Felix Jones is a big play back out of Jerry Jones’ alma mater, Arkansas. He will not play quite the role that the absent Jones did. Instead, look for him to be the lightning to Barber’s thunder. Tight end Martellus Bennett has talent, but is behind Witten which renders his fantasy value rather ineffective for this season. Fourth round selection Tashard Choice may see carries as well. He handled the load while at Georgia Tech and should be able to provide some power running off the bench.
State of the Team
Romo is the rock solid starter for Dallas and should continue his successful ways. Throughout mock drafts and as suggested by fantasy magazines, Romo is the third quarterback typically taken behind Brady and Peyton Manning, which is a fair assessment. Another 30-plus touchdown pass season is well within reach for the Eastern Illinois product. As long as the Dallas offensive line plays like it did during the regular season instead of how it performed in the playoffs against the Giants, Romo will excel again. His level of play dipped in December again for the second straight season, which is a concern for fantasy owners when playoff time rolls around. In fact, over the last four games of the ’06 and ’07 campaigns, Romo has combined for nine touchdown passes and 11 interceptions. His last four games this season: at Pittsburgh, home against the Giants and Ravens; and at Philadelphia.
Assuming that the Dallas offense continues to stays relatively healthy (which it has since ’06), this might be the hitch in the Cowboys giddy up. Barber returns, but he has two rookies in Jones and Choice behind him. Meanwhile, Barber has yet to prove that he can handle a season as the main go-to guy. His season high in carries is 204. At the very least, he’ll have to shoulder a lot of responsibility early on until the young pups get their bearings. Nonetheless, Barber is a scoring machine and that should continue. This should be the season he finally surpasses the 1,000-yard mark and I expect him to add to another double-digit touchdown campaign.

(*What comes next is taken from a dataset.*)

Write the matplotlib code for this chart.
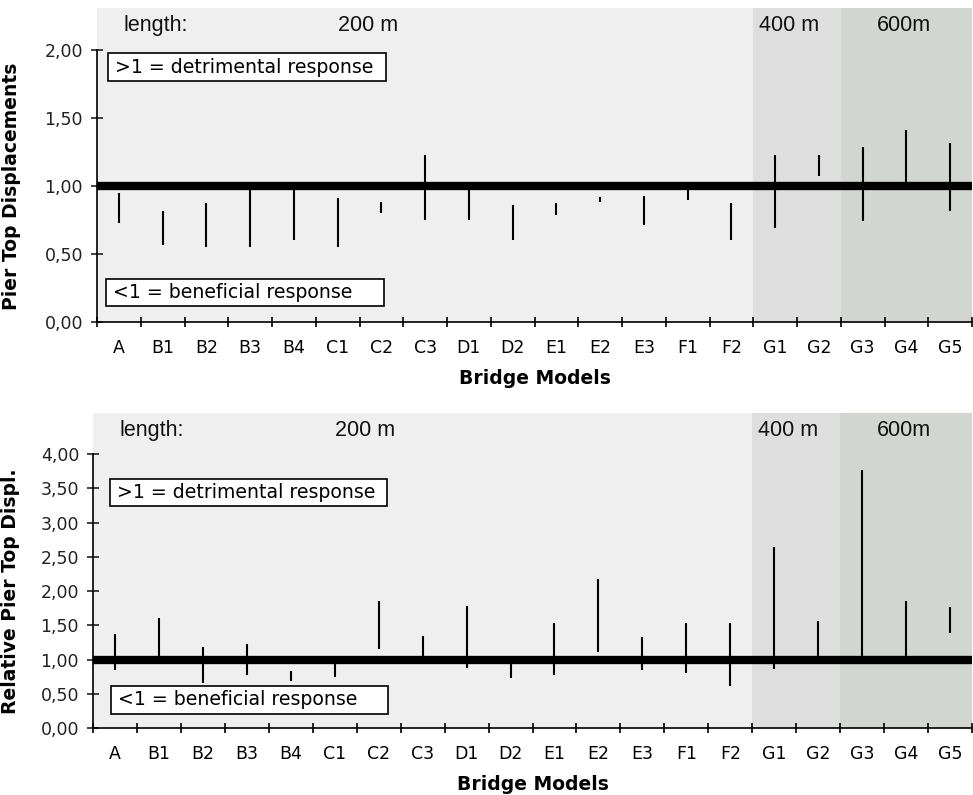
import numpy as np
import matplotlib
matplotlib.use("Agg")
import matplotlib.pyplot as plt
from matplotlib.patches import Rectangle
import matplotlib.transforms as mtransforms

models = ["A", "B1", "B2", "B3", "B4", "C1", "C2", "C3", "D1", "D2",
          "E1", "E2", "E3", "F1", "F2", "G1", "G2", "G3", "G4", "G5"]

# pier top displacements (min / max per model)
disp_lo = [0.73, 0.57, 0.55, 0.55, 0.60, 0.55, 0.80, 0.75, 0.75, 0.60,
           0.79, 0.88, 0.71, 0.90, 0.60, 0.69, 1.075, 0.74, 1.00, 0.82]
disp_hi = [0.95, 0.82, 0.875, 0.98, 0.98, 0.91, 0.88, 1.23, 0.98, 0.86,
           0.875, 0.92, 0.93, 1.03, 0.875, 1.23, 1.23, 1.29, 1.41, 1.32]

# relative pier top displacements
rel_lo = [0.84, 1.00, 0.66, 0.78, 0.69, 0.75, 1.16, 1.00, 0.87, 0.73,
          0.78, 1.11, 0.84, 0.81, 0.61, 0.86, 1.00, 1.00, 1.00, 1.39]
rel_hi = [1.38, 1.61, 1.18, 1.23, 0.83, 0.97, 1.85, 1.35, 1.78, 0.97,
          1.53, 2.18, 1.33, 1.53, 1.53, 2.65, 1.56, 3.77, 1.85, 1.76]

# span length groups: (first model index, last+1, label, colour)
groups = [(0, 15, "200 m", "#efefef"), (15, 17, "400 m", "#dedede"), (17, 20, "600m", "#d1d6d1")]

W, H = 973, 795
fig = plt.figure(figsize=(W / 100, H / 100), dpi=100)

tick_font = dict(family="DejaVu Sans", size=12.5)
lab_font = dict(family="DejaVu Sans", size=13.5, weight="bold")
reg_font = dict(family="Liberation Sans", size=15.5, color="#111111")


def box(ax, x, y, w, h, text):
    ax.add_patch(Rectangle((x, y), w, h, transform=ax.transAxes, facecolor="white",
                           edgecolor="black", lw=1.2, zorder=5, clip_on=False))
    ax.text(x + 0.008, y + h / 2, text, transform=ax.transAxes, va="center", ha="left",
            family="DejaVu Sans", size=13.6, zorder=6)


def panel(rect, lo, hi, ymax_tick, ytop, yticks, ylabel, ylab_x, boxes):
    ax = fig.add_axes(rect)
    ax.set_facecolor("none")
    x = np.arange(len(models)) + 0.5
    for g0, g1, lab, col in groups:
        ax.axvspan(g0, g1, color=col, lw=0, zorder=0)
    ax.vlines(x, lo, hi, color="black", lw=1.5, zorder=3)
    ax.axhline(1.0, xmin=0.004, xmax=1, color="black", lw=6, zorder=4)
    ax.set_xlim(0, len(models))
    ax.set_ylim(0, ytop)

    ax.set_xticks(np.arange(len(models) + 1))
    ax.set_xticklabels([])
    ax.set_xticks(x, minor=True)
    ax.set_xticklabels(models, minor=True, **tick_font)
    ax.tick_params(axis="x", which="major", direction="inout", length=7, width=1.2)
    ax.tick_params(axis="x", which="minor", length=0, pad=12)

    ax.set_yticks(yticks)
    ax.set_yticklabels([f"{v:.2f}".replace(".", ",") for v in yticks], **tick_font)
    ax.tick_params(axis="y", direction="inout", length=8, width=1.2, pad=6, colors="#222222")

    for s in ["top", "right"]:
        ax.spines[s].set_visible(False)
    ax.spines["left"].set_bounds(0, ymax_tick)
    ax.spines["left"].set_linewidth(1.2)
    ax.spines["bottom"].set_linewidth(1.2)

    ax.set_xlabel("Bridge Models", labelpad=9, **lab_font)
    ax.set_ylabel(ylabel, **lab_font)
    ax.yaxis.set_label_coords(ylab_x, ymax_tick / 2 / ytop)

    trans = mtransforms.blended_transform_factory(ax.transData, ax.transAxes)
    ax.text(0.6, 0.945, "length:", transform=trans, ha="left", va="center", **reg_font)
    ax.text(6.2, 0.945, groups[0][2], transform=trans, ha="center", va="center", **reg_font)
    ax.text(15.13, 0.945, groups[1][2], transform=trans, ha="left", va="center", **reg_font)
    ax.text(18.45, 0.945, groups[2][2], transform=trans, ha="center", va="center", **reg_font)

    for bx, by, bw, bh, t in boxes:
        box(ax, bx, by, bw, bh, t)
    return ax


panel([97 / W, (H - 322) / H, 875 / W, 314 / H], disp_lo, disp_hi, 2.0, 2.31,
      [0, 0.5, 1.0, 1.5, 2.0], "Pier Top Displacements", -0.087,
      [(0.0126, 0.7675, 0.318, 0.089, ">1 = detrimental response"),
       (0.0103, 0.051, 0.318, 0.086, "<1 = beneficial response")])

panel([93 / W, (H - 728) / H, 879 / W, 315 / H], rel_lo, rel_hi, 4.0, 4.6,
      [0, 0.5, 1.0, 1.5, 2.0, 2.5, 3.0, 3.5, 4.0], "Relative Pier Top Displ.", -0.0836,
      [(0.0193, 0.705, 0.315, 0.0857, ">1 = detrimental response"),
       (0.0205, 0.0444, 0.315, 0.089, "<1 = beneficial response")])

fig.savefig("out.png", dpi=100)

At 34, Owens is creeping up there in age, but shows little signs of slowing down. The biggest concern with him is injury. He has missed at least one game in five of the last six seasons. However, he is as reliable as any receiver in the league when it comes to making big plays. A potential negative for the Cowboys at receiver is a lack of consistency after Owens. Patrick Crayton is the number two guy, but has shown a propensity to drop the ball at crucial times. His fantasy value as a second or third receiver on a fantasy team is solid though because of T.O.’s presence. Terry Glenn’s situation with the team still remains up in the air as he missed 15 games last season with a knee injury; he may be on his last legs.
Witten is one of the top tight ends in football and is coming off a career year. His totals may not be quite as high from ’07, but he remains the second best option in the passing game behind you know who.
The Cowboy defense should be amongst the league’s best again in 2008. Even if Jones is not reinstated prior to the regular season’s beginning, Dallas still has guys who make plays like DeMarcus Ware, who had 14 sacks last season. The ‘Boys secondary should be in good shape as long as they hide safety Roy Williams, who is quickly falling out of favour in Big D. Whenever Dallas has given up a big pass play in the past two seasons, somewhere Williams was likely trailing the play. Expect Dallas to be one of the top fantasy defense/special teams squads in 2008.